Day 7 – Kyoto

The next morning we woke up and were served a wonderful breakfast in our room,

After we checked out and took a taxi down to Hakone, we left our luggage at the Hakone-Yumoto rail station while we rode the train up to Gora.  It was a beautiful ride up there, through hydrangea covered hillsides and mist cloaked hills.

Hillsides from train
Hillsides from train

At Gora, we got off the train for about an hour and explored the small town.  There is an interesting craft house in a small park that looked very interesting, but we didn’t have time to explore it.  We also stumbled upon the Gora center for photography, which was in a house off a small alley way.  It wasn’t open, but it looked intriguing.

Hakone Museum of Photography
Hakone Museum of Photography
Hydrangeas in Hakone
Hydrangeas in Hakone

On our ride down the mountain, back to Hakone-Yumoto, a camera crew got on the train with what appeared to be some kind of celebrity.  All of the Japanese seemed to know her, although we didn’t.  She chatted with people, took selfies, and was generally charming.  She spoke to us in English on the way out, wishing us a good visit to Japan.

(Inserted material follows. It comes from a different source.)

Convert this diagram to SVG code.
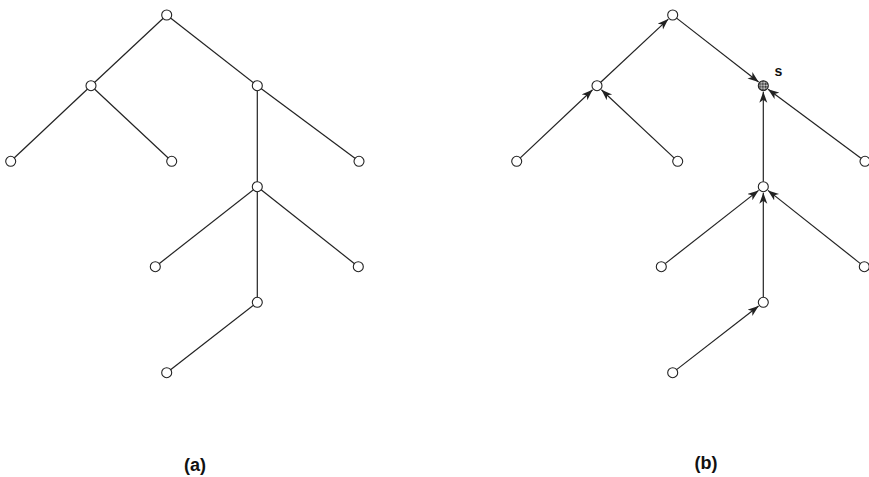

Japanese celebrity on train
Japanese celebrity on train

Next, we caught the train back to Odawara, and then down to Kyoto.  We checked into our hotel, the Royal Park Hotel of Kyoto.  Again, I can highly recommend the hotel.  Our room was somewhat small, but a large breakfast buffet was included, as well as drinks in the evening, and it was very centrally located.

Royal Park Hotel Kyoto
Royal Park Hotel Kyoto

Our first evening we wandered over to Gion.  I had read an purchased a book, Seven Walks in Kyoto (check name) and we tried to follow Walk 4 that evening.  We got a little off the route after a time, but we did get a good sense of this older part of town.  Today, it is filled with tourists, but about 200 Geisha still ply their trade in this area.  There are about 80 tea houses still registered with the government as places where Geisha entertain.

Kyoto is completely different than Tokyo. Old, less frenetic, less crowded with people, mostly 2-3 story buildings.  It was one of the few cities that escaped bombing during World War II, and so it is much closer to how the Japanese people lived historically.

Typical Kyoto building
Typical Kyoto building
Kyoto
Kyoto – checking out the menu
Kyoto at night
Kyoto at night
Kyoto at night
Kyoto at night

We ate that night at Café Manzara.  We sat at the counter and ordered small plates and chatted with the chefs, who worked right in front of us.  Enjoyed the restaurant tremendously.

We had a little excitement on our walk back to the hotel. There was a fire in a local restaurant.  This was very serious, because with all of the buildings so close together, it is very easy for fire to spread to multiple buildings.  Many Japanese cities have historically endured great fires, destroying as much as two-thirds of the city in a day or two of uncontrolled fire. 5 or 6 fire companies came out to control this fire.